> [REQUIRED TASK] Assemble all lines in which the string "image" appears.

::::::::::

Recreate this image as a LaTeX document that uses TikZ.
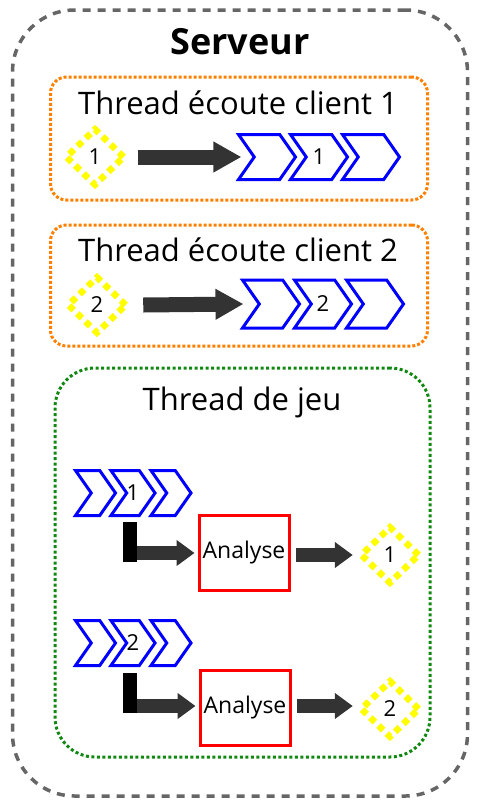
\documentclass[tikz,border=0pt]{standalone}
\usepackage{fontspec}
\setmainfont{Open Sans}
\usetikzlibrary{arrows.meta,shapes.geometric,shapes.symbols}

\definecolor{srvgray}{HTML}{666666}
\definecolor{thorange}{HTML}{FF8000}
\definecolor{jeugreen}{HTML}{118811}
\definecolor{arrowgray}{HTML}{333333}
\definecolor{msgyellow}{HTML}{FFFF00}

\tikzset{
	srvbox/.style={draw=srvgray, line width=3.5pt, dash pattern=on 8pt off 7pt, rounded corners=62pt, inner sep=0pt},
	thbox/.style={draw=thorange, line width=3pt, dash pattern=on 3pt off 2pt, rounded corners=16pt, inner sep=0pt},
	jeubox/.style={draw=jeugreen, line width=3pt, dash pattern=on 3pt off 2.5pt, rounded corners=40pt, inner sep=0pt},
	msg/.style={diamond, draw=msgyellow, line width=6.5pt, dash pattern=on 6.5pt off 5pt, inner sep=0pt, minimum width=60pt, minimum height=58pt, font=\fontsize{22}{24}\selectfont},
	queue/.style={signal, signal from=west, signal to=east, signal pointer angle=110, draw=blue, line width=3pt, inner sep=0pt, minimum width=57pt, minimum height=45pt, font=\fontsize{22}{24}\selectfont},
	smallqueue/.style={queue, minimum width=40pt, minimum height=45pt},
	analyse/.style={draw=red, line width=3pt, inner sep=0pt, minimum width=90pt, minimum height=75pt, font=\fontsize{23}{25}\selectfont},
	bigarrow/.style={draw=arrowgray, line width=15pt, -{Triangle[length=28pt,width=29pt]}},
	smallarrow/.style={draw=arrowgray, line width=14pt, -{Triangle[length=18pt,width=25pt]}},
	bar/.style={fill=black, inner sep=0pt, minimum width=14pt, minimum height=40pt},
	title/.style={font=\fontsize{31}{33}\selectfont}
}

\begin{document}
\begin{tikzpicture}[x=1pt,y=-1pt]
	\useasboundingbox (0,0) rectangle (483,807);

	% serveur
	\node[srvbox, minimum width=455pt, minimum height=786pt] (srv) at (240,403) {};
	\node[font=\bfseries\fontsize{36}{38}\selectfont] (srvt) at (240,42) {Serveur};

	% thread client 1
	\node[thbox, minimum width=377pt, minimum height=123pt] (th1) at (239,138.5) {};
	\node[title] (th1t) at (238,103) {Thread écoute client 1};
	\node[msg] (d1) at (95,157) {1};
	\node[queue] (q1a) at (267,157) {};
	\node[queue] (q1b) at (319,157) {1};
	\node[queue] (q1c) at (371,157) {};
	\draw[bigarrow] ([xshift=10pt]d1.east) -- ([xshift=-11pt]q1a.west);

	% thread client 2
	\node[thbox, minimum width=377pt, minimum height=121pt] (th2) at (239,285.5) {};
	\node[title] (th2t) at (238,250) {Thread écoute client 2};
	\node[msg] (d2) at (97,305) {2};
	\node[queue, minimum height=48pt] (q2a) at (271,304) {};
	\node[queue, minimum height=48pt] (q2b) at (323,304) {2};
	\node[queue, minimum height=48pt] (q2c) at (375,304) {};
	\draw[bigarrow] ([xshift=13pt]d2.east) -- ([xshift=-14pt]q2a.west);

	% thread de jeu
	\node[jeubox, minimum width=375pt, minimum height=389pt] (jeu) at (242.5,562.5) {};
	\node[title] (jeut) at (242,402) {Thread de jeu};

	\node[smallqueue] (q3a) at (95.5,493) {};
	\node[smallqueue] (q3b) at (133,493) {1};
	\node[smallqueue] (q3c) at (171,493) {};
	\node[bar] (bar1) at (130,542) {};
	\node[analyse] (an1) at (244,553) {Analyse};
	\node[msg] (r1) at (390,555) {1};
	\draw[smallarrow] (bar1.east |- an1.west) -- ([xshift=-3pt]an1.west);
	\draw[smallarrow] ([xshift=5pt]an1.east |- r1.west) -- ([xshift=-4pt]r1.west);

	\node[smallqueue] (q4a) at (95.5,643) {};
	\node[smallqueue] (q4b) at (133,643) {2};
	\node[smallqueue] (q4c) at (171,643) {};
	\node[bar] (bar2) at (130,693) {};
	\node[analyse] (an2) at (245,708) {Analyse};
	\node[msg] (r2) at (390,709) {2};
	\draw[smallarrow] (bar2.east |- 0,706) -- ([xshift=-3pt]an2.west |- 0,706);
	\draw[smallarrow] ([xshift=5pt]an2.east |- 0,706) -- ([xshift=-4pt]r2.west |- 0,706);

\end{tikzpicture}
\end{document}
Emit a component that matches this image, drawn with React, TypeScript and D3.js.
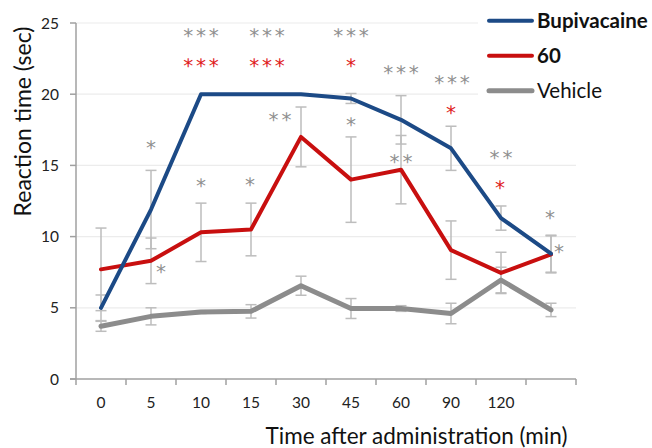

::::::::::

> [OUTPUT FOR THIS TASK]
Recreate this image as a LaTeX document that uses TikZ.
Emit a component that matches this image, drawn with React, TypeScript and D3.js.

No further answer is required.